Given data
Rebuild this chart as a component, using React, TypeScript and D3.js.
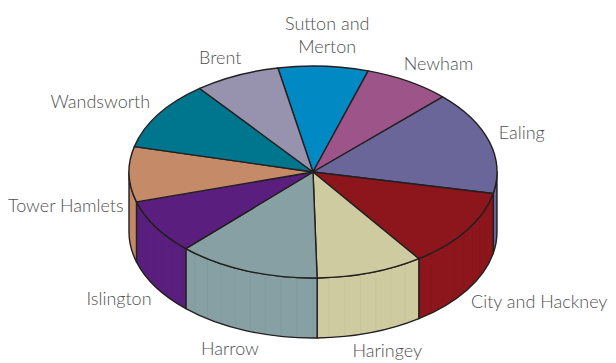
import React from "react";
import * as d3 from "d3";

const categories = [
  "Sutton and Merton",
  "Newham",
  "Ealing",
  "City and Hackney",
  "Haringey",
  "Harrow",
  "Islington",
  "Tower Hamlets",
  "Wandsworth",
  "Brent",
];
const labelLines = [
  ["Sutton and", "Merton"],
  ["Newham"],
  ["Ealing"],
  ["City and Hackney"],
  ["Haringey"],
  ["Harrow"],
  ["Islington"],
  ["Tower Hamlets"],
  ["Wandsworth"],
  ["Brent"],
];
const values = [7.9, 7.6, 15.8, 12.0, 9.4, 12.5, 8.3, 8.4, 10.6, 7.5];
const colors = [
  "#0189c4",
  "#9c5489",
  "#6b6699",
  "#8d161c",
  "#cfcba0",
  "#86a0a3",
  "#5a1f7e",
  "#c58a68",
  "#00758e",
  "#9793af",
];

const W = 616;
const H = 363;
const cx = 313;
const cy = 172;
const rx = 184;
const ry = 106;
const depth = 60;
const startDeg = -11;
const fontSize = 18;
const fontFamily = "Lato, 'Open Sans', sans-serif";

const pt = (a: number, dy = 0): [number, number] => [
  cx + rx * Math.sin(a),
  cy - ry * Math.cos(a) + dy,
];

let measureCtx: CanvasRenderingContext2D | null = null;
function textWidth(s: string): number {
  if (!measureCtx && typeof document !== "undefined") {
    measureCtx = document.createElement("canvas").getContext("2d");
  }
  if (!measureCtx) return s.length * fontSize * 0.47;
  measureCtx.font = `300 ${fontSize}px ${fontFamily}`;
  return measureCtx.measureText(s).width;
}

export default function App() {
  const pie = d3
    .pie<number>()
    .sort(null)
    .value((d) => d)
    .startAngle((startDeg * Math.PI) / 180)
    .endAngle((startDeg * Math.PI) / 180 + 2 * Math.PI);
  const arcs = pie(values);
  const stroke = "#231f20";

  const sides = arcs
    .map((a, i) => {
      const s = Math.max(a.startAngle, Math.PI / 2);
      const e = Math.min(a.endAngle, (3 * Math.PI) / 2);
      if (e <= s) return null;
      const p0 = pt(s);
      const p1 = pt(e);
      const q1 = pt(e, depth);
      const q0 = pt(s, depth);
      const d = `M${p0[0]},${p0[1]} A${rx},${ry} 0 0 1 ${p1[0]},${p1[1]} L${q1[0]},${q1[1]} A${rx},${ry} 0 0 0 ${q0[0]},${q0[1]} Z`;
      return <path key={"s" + i} d={d} fill={colors[i]} stroke={stroke} strokeWidth={1.4} strokeLinejoin="round" />;
    })
    .filter(Boolean);

  const stripes = d3.range(95, 270, 5).map((deg) => {
    const a = (deg * Math.PI) / 180;
    const p = pt(a);
    const q = pt(a, depth);
    return <line key={"st" + deg} x1={p[0]} y1={p[1]} x2={q[0]} y2={q[1]} stroke="#000" strokeOpacity={0.035} strokeWidth={1} />;
  });

  const tops = arcs.map((a, i) => {
    const p0 = pt(a.startAngle);
    const p1 = pt(a.endAngle);
    const large = a.endAngle - a.startAngle > Math.PI ? 1 : 0;
    const d = `M${cx},${cy} L${p0[0]},${p0[1]} A${rx},${ry} 0 ${large} 1 ${p1[0]},${p1[1]} Z`;
    return <path key={"t" + i} d={d} fill={colors[i]} stroke={stroke} strokeWidth={1.4} strokeLinejoin="round" />;
  });

  const labels = arcs.map((a, i) => {
    const m = (a.startAngle + a.endAngle) / 2;
    const s = Math.sin(m);
    const c = Math.cos(m);
    const t = Math.max(0, Math.min(1, 0.45 - 3 * c));
    const pad = c > 0 ? 10 : 5;
    const x = cx + (rx + pad) * s;
    const y = cy - (ry + 15) * c - 5 + (depth + 8) * t;
    const lines = labelLines[i];
    const widths = lines.map(textWidth);
    const blockW = d3.max(widths) as number;
    const frac = Math.max(0, Math.min(1, 0.5 - s * 0.7));
    const x0 = x - frac * blockW;
    const lh = 23;
    return (
      <text
        key={"l" + i}
        x={x0}
        y={y}
        textAnchor="start"
        fontFamily={fontFamily}
        fontWeight={300}
        fontSize={fontSize}
        fill="#505050"
      >
        {lines.map((ln, j) => {
          const lx = x0 + (blockW - widths[j]) / 2;
          return (
            <tspan key={j} x={lx} y={y - (lines.length - 1 - j) * lh} dominantBaseline="central">
              {ln}
            </tspan>
          );
        })}
      </text>
    );
  });

  return (
    <svg
      width={W}
      height={H}
      style={{ position: "absolute", left: 0, top: 0, background: "#fff" }}
      viewBox={`0 0 ${W} ${H}`}
    >
      <g>{sides}</g>
      <g>{stripes}</g>
      <g>{tops}</g>
      <g>{labels}</g>
    </svg>
  );
}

What is asked
Please reproduce the listing exactly from its opening line through the line that contains "import * as", both included, with all pictures omitted.

Task answer
Rebuild this chart as a component, using React, TypeScript and D3.js.
import React from "react";
import * as d3 from "d3";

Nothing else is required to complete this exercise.